We are not admitted or qualified to practice law in Canada or Curaçao. Therefore, we have relied upon the opinions of Bennett Jones LLP and STvB Advocaten (Europe) N.V., filed as exhibits to the Guarantor’s Current Report on Form 8-K filed with the Commission on September 18, 2020, with respect to matters governed by the laws of Canada and Curaçao.

Based upon the foregoing, and subject to the assumptions, exceptions, qualifications and limitations set forth herein, we are of the opinion that the Notes are legal, valid and binding obligations of the Company, enforceable against the Company in accordance with their respective terms, and the Guarantee of the Notes is a legal, valid and binding obligations of the Guarantor obligated thereon, enforceable against the Guarantor in accordance with its terms.

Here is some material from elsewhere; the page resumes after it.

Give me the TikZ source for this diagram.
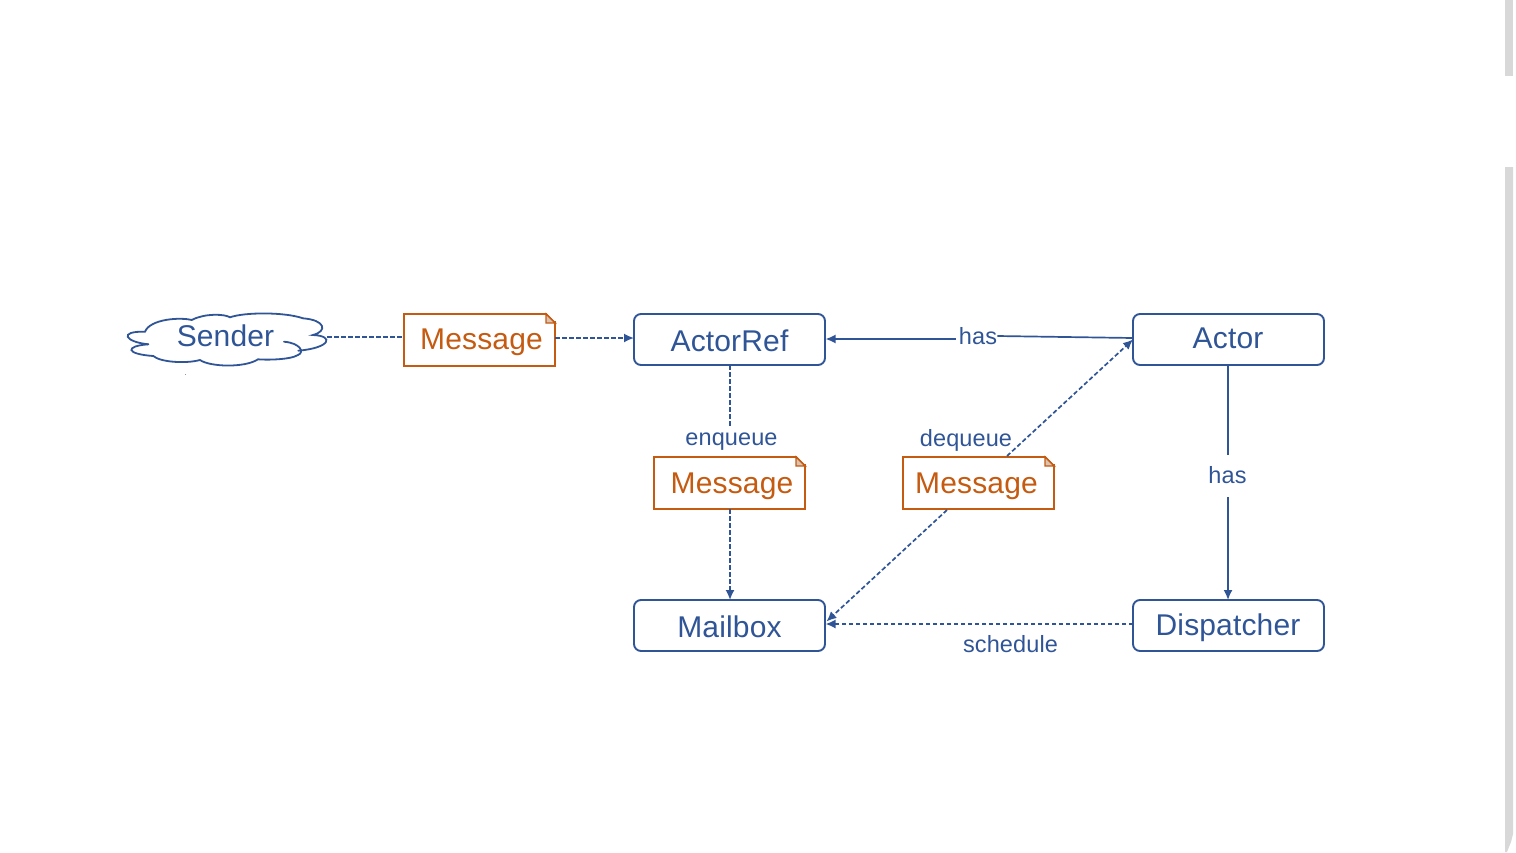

The opinion expressed above is subject to the following additional exceptions, qualifications, limitations and assumptions:

A.    We render no opinion herein as to matters involving the laws of any jurisdiction other than the State of New York and the United States of America. This opinion is limited to the effect of the current state of the laws of the State of New York and the United States of America and the facts as they currently exist. We assume no obligation to revise or supplement this opinion in the event of future changes in such laws or the interpretations thereof or such facts.

B.    The opinions above are each subject to (i) the effect of any bankruptcy, insolvency, reorganization, moratorium, arrangement or similar laws affecting the rights and remedies of creditors’ generally, including without limitation the effect of statutory or other laws regarding fraudulent transfers or preferential transfers, and (ii) general principles of equity, including without limitation concepts of materiality, reasonableness, good faith and fair dealing and the possible unavailability of specific performance, injunctive relief or other equitable remedies regardless of whether enforceability is considered in a proceeding in equity or at law.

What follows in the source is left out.